Поздняя осень (романы) (Преда, Гронов-Маринеску) - страница 228

— Раз так, давай перейдем к вещам серьезным! — предложила тут же Ванда. — Кристиана мне говорила о твоей любви к своей профессии, — начала она после короткого раздумья. Она обдумала каждое слово, чтобы быть более убедительной. — Так вот, я не могу поверить, не могу допустить, что кто-то может быть увлечен своей работой до такой степени, чтобы принести ей в жертву все остальное! Почти всегда за этим кроется лицемерие или корысть. Когда же есть конкретные доказательства, то это происходит подсознательно, и, например, Фрейд мог бы точно сказать, каким образом…

— Тебе не кажется, что ты абсолютизируешь это понятие? Что сознательно или подсознательно упрощаешь вопрос, вульгаризируешь, наконец? — спокойно возразил Думитру.

— Нисколько, — ответила Ванда непреклонно. — Нами правит эрос. Только отсутствие страсти оставляет место для других увлечений.

Зазвонил телефон. Думитру приглашали на заседание совета коммуны: в уезд нужно было дать сведения о выполнении плана военной подготовки патриотической гвардии. Его присутствие было необходимо.

— Я очень сожалею, — извинился он перед Вандой, вызывая по телефону машину. — Подать к воротам! — приказал он коротко начальнику гаража.

— В ближайшие дни у нас будет время разобраться как следует в этом «вопросе», — обнадежила его Ванда, вставая с кресла.

Они вышли вместе и расстались у ворот. Ванда пошла домой, а Думитру зашагал к ожидавшей его «дачии». Только по дороге он вспомнил о присланном Кристианой пакетике, оставшемся нетронутым на столе.

Ванда приехала в Синешти, чтобы убежать от самой себя, от грусти, неизменно на нее нападавшей перед праздниками. А еще потому, что никогда не отказывала себе в новых впечатлениях. Она позволяла себе удовольствие верить во все хорошее, были на то основания или нет. Это была ее слабость, но она оборачивалась силой, потому что помогала ей оправиться после разочарования!

Ванда тяготилась праздниками, они усиливали в ней чувство бесполезности, бессмысленности жизни. Она переносила тяжело все праздники, но на Новый год как-то особенно остро ощущала одиночество, даже не как бремя, а как увечье. Она не понимала, как люди могут быть веселыми при подобных обстоятельствах. Она смотрела телевизор, слушала радио, видела рабочих, интеллигентов, некоторые давали интервью, чувствовалось, что она счастливы, что полны какой-то особой радостью…

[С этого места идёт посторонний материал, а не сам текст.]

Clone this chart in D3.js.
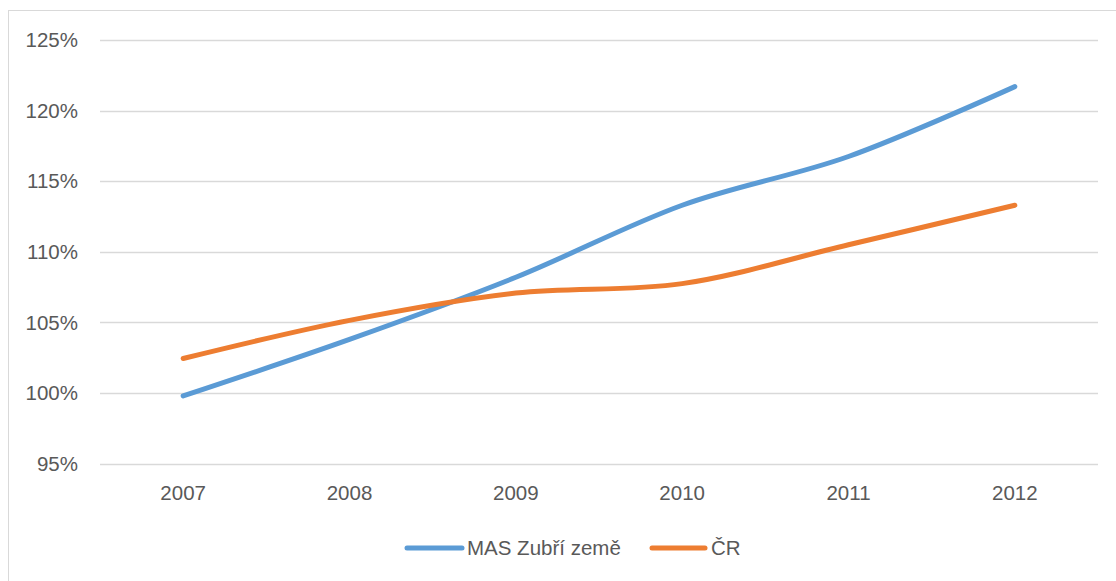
<!DOCTYPE html>
<html><head><meta charset="utf-8">
<script src="https://cdn.jsdelivr.net/npm/d3@7"></script>
<style>body{margin:0;background:#fff;} svg{display:block;}</style>
</head><body>
<svg id="c" width="1116" height="581"></svg>
<script>
const years = ["2007","2008","2009","2010","2011","2012"];
const masValues = [99.8, 103.8, 108.2, 113.3, 116.75, 121.7];
const crValues = [102.45, 105.15, 107.08, 107.75, 110.5, 113.3];
const yTicks = [95,100,105,110,115,120,125];
const seriesNames = ["MAS Zubří země","ČR"];
const colors = ["#5B9BD5","#ED7D31"];

const svg = d3.select("#c");
const font = "'Liberation Sans', Arial, sans-serif";
const txt = "#595959";

svg.append("rect").attr("x",8.5).attr("y",10.5).attr("width",1120).attr("height",600)
  .attr("fill","#fff").attr("stroke","#d9d9d9").attr("stroke-width",1);

const x = d3.scaleBand().domain(years).range([100,1098]);
const y = d3.scaleLinear().domain([95,125]).range([463.7,40]);

const grid = svg.append("g");
grid.selectAll("line").data(yTicks).join("line")
  .attr("x1",100).attr("x2",1098)
  .attr("y1",d=>Math.round(y(d))+0.5).attr("y2",d=>Math.round(y(d))+0.5)
  .attr("stroke","#d9d9d9").attr("stroke-width",1.3);

const yAxis = svg.append("g").attr("transform","translate(100,0)")
  .call(d3.axisLeft(y).tickValues(yTicks).tickFormat(d=>d+"%").tickSize(0).tickPadding(22));
yAxis.select(".domain").remove();
yAxis.selectAll("text").attr("font-family",font).attr("font-size",20.5).attr("fill",txt);

const xAxis = svg.append("g").attr("transform","translate(0,463.7)")
  .call(d3.axisBottom(x).tickSize(0).tickPadding(22));
xAxis.select(".domain").remove();
xAxis.selectAll("text").attr("font-family",font).attr("font-size",20.5).attr("fill",txt);

const line = d3.line().x((d,i)=>x(years[i])+x.bandwidth()/2).y(d=>y(d))
  .curve(d3.curveCardinal.tension(0));

[masValues, crValues].forEach((vals,i)=>{
  svg.append("path").datum(vals).attr("d",line).attr("fill","none")
    .attr("stroke",colors[i]).attr("stroke-width",5).attr("stroke-linecap","round");
});

// legend
const leg = svg.append("g");
const legItems = [{x1:407,x2:462,tx:467},{x1:652,x2:705,tx:711}];
seriesNames.forEach((n,i)=>{
  const it = legItems[i];
  leg.append("line").attr("x1",it.x1).attr("x2",it.x2).attr("y1",548).attr("y2",548)
    .attr("stroke",colors[i]).attr("stroke-width",5).attr("stroke-linecap","round");
  leg.append("text").attr("x",it.tx).attr("y",548).attr("dy","0.35em")
    .attr("font-family",font).attr("font-size",20.5).attr("fill",txt).text(n);
});
</script>
</body></html>
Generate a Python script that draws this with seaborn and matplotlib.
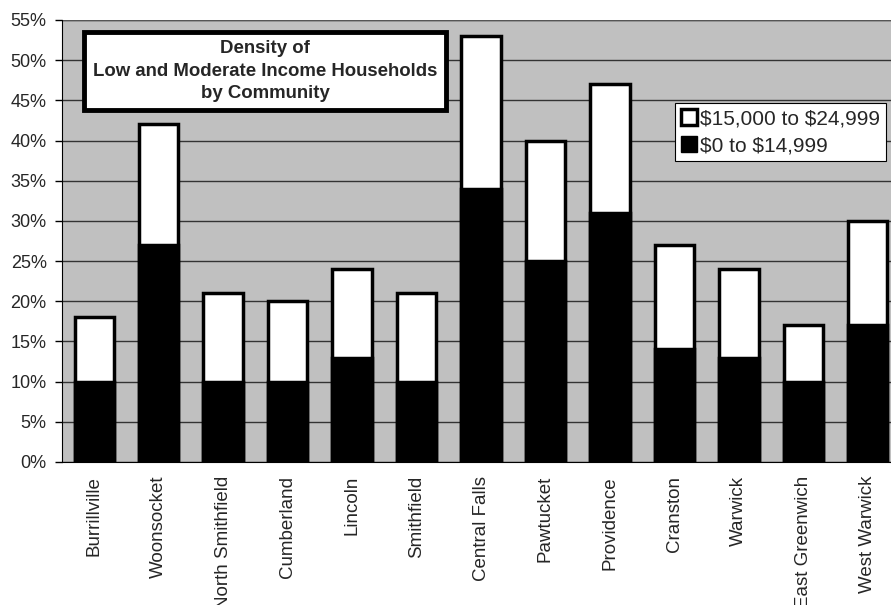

И было странно, что именно она, привыкшая жить только в настоящем и только ради него, не умела в эти тягостные часы, которые она делила только с одним преданным другом — магнитофоном, задать себе ясный вопрос: «Почему?» Она засыпала поздно, дав волю слезам, стекающим с разгоряченных щек на смятую подушку. Это были слезы отчаяния и раненого самолюбия, беспомощности и печали, зависти к счастью других женщин, которые сейчас не одни. Постепенно она успокаивалась, слезы приносили облегчение. Она засыпала, а наутро просыпалась разбитая, с тяжелой головой и ощущением пустоты в душе.